▸ **GIVEN REQUEST**:
Retype, please, the listing from its opening line through the line that contains "const y = d3.scaleLinear().domain([0, 200000]).range([altura", both included, without the pictures.

▸ **DATA EXCERPT**:
*-*-*

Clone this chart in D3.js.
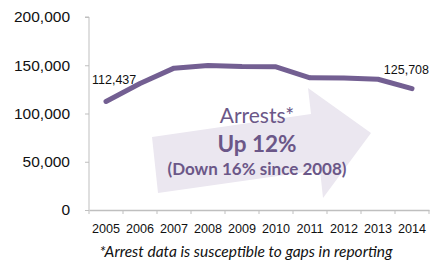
<!DOCTYPE html>
<html>
<head>
<meta charset="utf-8">
<script src="https://cdn.jsdelivr.net/npm/d3@7"></script>
<style>
  body { margin: 0; background: #fff; }
  svg { display: block; }
</style>
</head>
<body>
<svg id="grafico" width="432" height="262"></svg>
<script>
const anos = ["2005", "2006", "2007", "2008", "2009", "2010", "2011", "2012", "2013", "2014"];
const prisoes = [112437, 131000, 147000, 149700, 148600, 148400, 137000, 136800, 135500, 125708];
const ticks_y = [0, 50000, 100000, 150000, 200000];
const rotulos_ponta = ["112,437", "125,708"];
const textos_seta = ["Arrests*", "Up 12%", "(Down 16% since 2008)"];
const nota = "*Arrest data is susceptible to gaps in reporting";

const largura = 432, altura = 262;
const margem = { top: 17, right: 3, bottom: 52, left: 89 };
const roxo = "#735f92";
const roxo_texto = "#6b5788";
const cinza = "#bfbfbf";

const svg = d3.select("#grafico");

const x = d3.scaleBand().domain(anos).range([margem.left, largura - margem.right]).padding(0);
const y = d3.scaleLinear().domain([0, 200000]).range([altura - margem.bottom, margem.top]);

// seta de fundo (enfeite)
const seta = [[152, 137], [311, 114], [308, 88], [371, 133], [323, 198], [320, 170], [158, 193]];
svg.append("path")
  .attr("d", d3.line()(seta) + "Z")
  .attr("fill", "#ebe7f0");

// eixo y
const eixo_y = svg.append("g")
  .attr("transform", `translate(${margem.left},0)`)
  .call(d3.axisLeft(y).tickValues(ticks_y).tickSize(4).tickFormat(d3.format(",")));
eixo_y.select(".domain").attr("stroke", cinza).attr("d", `M-4,${y(200000)}H0V${y(0)}`);
eixo_y.selectAll(".tick line").attr("stroke", cinza);
eixo_y.selectAll(".tick text")
  .attr("x", -19)
  .attr("fill", "#111")
  .style("font-family", "'Liberation Sans', Arial, sans-serif")
  .style("font-size", "15.5px");

// eixo x
const eixo_x = svg.append("g")
  .attr("transform", `translate(0,${y(0)})`)
  .call(d3.axisBottom(x).tickSize(0).tickPadding(14));
eixo_x.select(".domain").attr("stroke", cinza).attr("stroke-width", 1.5);
eixo_x.selectAll(".tick text")
  .attr("fill", "#111")
  .style("font-family", "'Liberation Sans', Arial, sans-serif")
  .style("font-size", "12.6px");
eixo_x.selectAll(".divisor")
  .data(anos.concat(["fim"]))
  .enter()
  .append("line")
  .attr("x1", (d, i) => margem.left + i * x.bandwidth())
  .attr("x2", (d, i) => margem.left + i * x.bandwidth())
  .attr("y1", 0)
  .attr("y2", 4)
  .attr("stroke", cinza);

// linha
const linha = d3.line()
  .x((d, i) => x(anos[i]) + x.bandwidth() / 2)
  .y(d => y(d));
svg.append("path")
  .datum(prisoes)
  .attr("d", linha)
  .attr("fill", "none")
  .attr("stroke", roxo)
  .attr("stroke-width", 5)
  .attr("stroke-linejoin", "round")
  .attr("stroke-linecap", "round");

// rotulos das pontas
svg.append("text")
  .attr("x", x(anos[0]) + 3)
  .attr("y", y(prisoes[0]) - 17)
  .text(rotulos_ponta[0])
  .style("font-family", "'Liberation Sans', Arial, sans-serif")
  .style("font-size", "12.5px")
  .attr("fill", "#111");
svg.append("text")
  .attr("x", largura - 3)
  .attr("y", y(prisoes[9]) - 15)
  .attr("text-anchor", "end")
  .text(rotulos_ponta[1])
  .style("font-family", "'Liberation Sans', Arial, sans-serif")
  .style("font-size", "12.5px")
  .attr("fill", "#111");

// textos da seta
const estilos = [
  { y: 123, size: 21, weight: 400 },
  { y: 152, size: 22.5, weight: 700 },
  { y: 175, size: 17, weight: 700 }
];
svg.selectAll(".texto_seta")
  .data(textos_seta)
  .enter()
  .append("text")
  .attr("class", "texto_seta")
  .attr("x", 257)
  .attr("y", (d, i) => estilos[i].y)
  .attr("text-anchor", "middle")
  .attr("fill", roxo_texto)
  .style("font-family", "Lato, 'Open Sans', sans-serif")
  .style("font-size", (d, i) => estilos[i].size + "px")
  .style("font-weight", (d, i) => estilos[i].weight)
  .text(d => d);

// nota de rodape
svg.append("text")
  .attr("x", 246)
  .attr("y", 257)
  .attr("text-anchor", "middle")
  .attr("fill", "#111")
  .style("font-family", "Lato, 'Open Sans', sans-serif")
  .style("font-style", "italic")
  .style("font-size", "15.5px")
  .text(nota);
</script>
</body>
</html>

*-*-*

▸ **COMPLETED TASK**:
Clone this chart in D3.js.
<!DOCTYPE html>
<html>
<head>
<meta charset="utf-8">
<script src="https://cdn.jsdelivr.net/npm/d3@7"></script>
<style>
  body { margin: 0; background: #fff; }
  svg { display: block; }
</style>
</head>
<body>
<svg id="grafico" width="432" height="262"></svg>
<script>
const anos = ["2005", "2006", "2007", "2008", "2009", "2010", "2011", "2012", "2013", "2014"];
const prisoes = [112437, 131000, 147000, 149700, 148600, 148400, 137000, 136800, 135500, 125708];
const ticks_y = [0, 50000, 100000, 150000, 200000];
const rotulos_ponta = ["112,437", "125,708"];
const textos_seta = ["Arrests*", "Up 12%", "(Down 16% since 2008)"];
const nota = "*Arrest data is susceptible to gaps in reporting";

const largura = 432, altura = 262;
const margem = { top: 17, right: 3, bottom: 52, left: 89 };
const roxo = "#735f92";
const roxo_texto = "#6b5788";
const cinza = "#bfbfbf";

const svg = d3.select("#grafico");

const x = d3.scaleBand().domain(anos).range([margem.left, largura - margem.right]).padding(0);
const y = d3.scaleLinear().domain([0, 200000]).range([altura - margem.bottom, margem.top]);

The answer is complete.